Crown Holdings recently announced the closure of two of its plants, one in Warrensburg, just northwest of Decatur, and one in Mississippi, according to published reports.
Approximately 200 workers will lose their jobs.
Crown notified the state of Illinois of the Warrensburg closure, which will affect 40 workers when it closes on March 8, according to a Worker Adjustment and Retraining Notification notice received by the state on Jan. 19, in an online story on packagingdive.com.
Crown, formerly known as Crown Cork & Seal, operates at plant at 1035 E. North St. in Bradley. The plant employs a unionized workforce of 131 and operates two shifts a day — 7 a.m. to 7 p.m. and from 7 p.m. to 7 a.m.
In Mississippi, The Panolian newspaper in Batesville, reported Crown is expected to cease production on March 29 at the Batesville facility that opened in 1987, impacting about 150 full-time employees.
According to the story in The Panolian, Panola Partnership CEO Joe Azar said the company invested $15 million in new equipment three years ago, and he said this business decision to close in Batesville was driven by expected growth in the canned water market that had not materialized. He said employees are “being treated well with severance and insurance.”
Crown produces aluminum cans for the beverage industry, including soft drinks and beer.
“Crown has been not just a good corporate partner, but a great partner for Batesville,” Azar said in the story in The Panolian. “For a long time Crown has been the place to work, and you can see that from the low turnover numbers they consistently maintain. Those are high paying jobs, but we are confident that in the end those salaries will be replaced, and more, for these employees.”
In addition, Crown opened plants in Martinsville, Va., in 2021 and in Bowling Green, Ky., in 2020. Those plants have lower costs and greater capacity.

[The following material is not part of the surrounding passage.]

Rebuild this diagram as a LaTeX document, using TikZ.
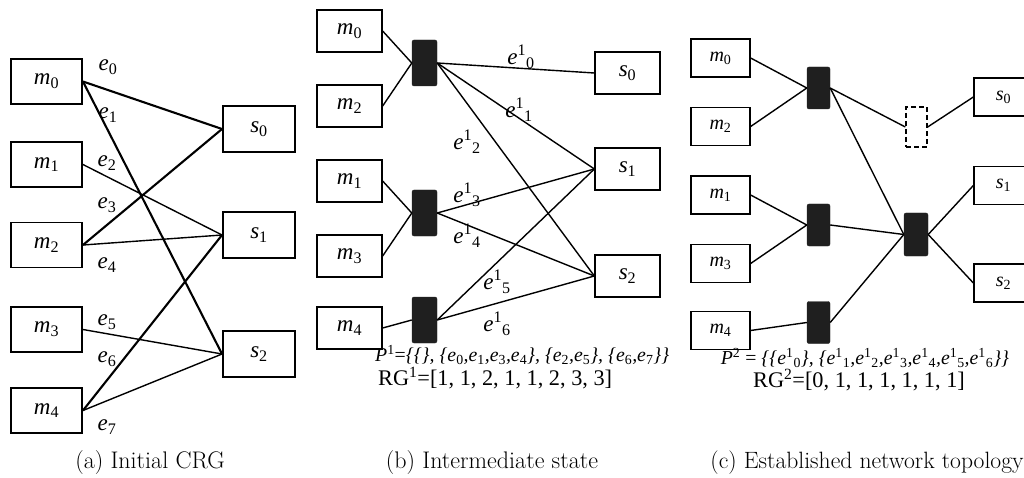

Azar added that the national Green Initiative movement to replace water bottles with water packaged in cans hasn’t been perfected because of the taste of water is unsuitable for customers.
Because the move to cans could not be supported by the bottle water industry, Crown was forced to re-evaluate the cost of maintaining the Batesville facility when the newer plants were capable of greater manufacturing capacity at lower costs, according to The Panolian story.
The Bradley site — known as Crown’s Kankakee No. 24 — originally was a glass and mirror factory dating back to the 1940s. Crown took over the site in 1974 and, after years of making steel beverage cans, has long since been producing aluminum cans for mainly Midwest consumers for close to 50 years.
It’s unsure if the Bradley site will see an increase in production with the closing in Warrensburg and Mississippi.
In addition to the 131 production workers in Bradley, the site also has another 20 administrative and office staff on the 10-acre site.
A Jan. 22 memo to investors from Truist Securities addressing the Mississippi report said that the plant has three lines with capacity of at least 1.5 billion units, accounting for between 1% and 1.5% of total North American capacity, according to the story on packingingdive.com.
“Overall, we view this capacity closure as positive for industry supply-demand dynamics,” wrote senior paper and packaging analyst Michael Roxland, expecting that Crown will “continue to grow volume and share in North America.”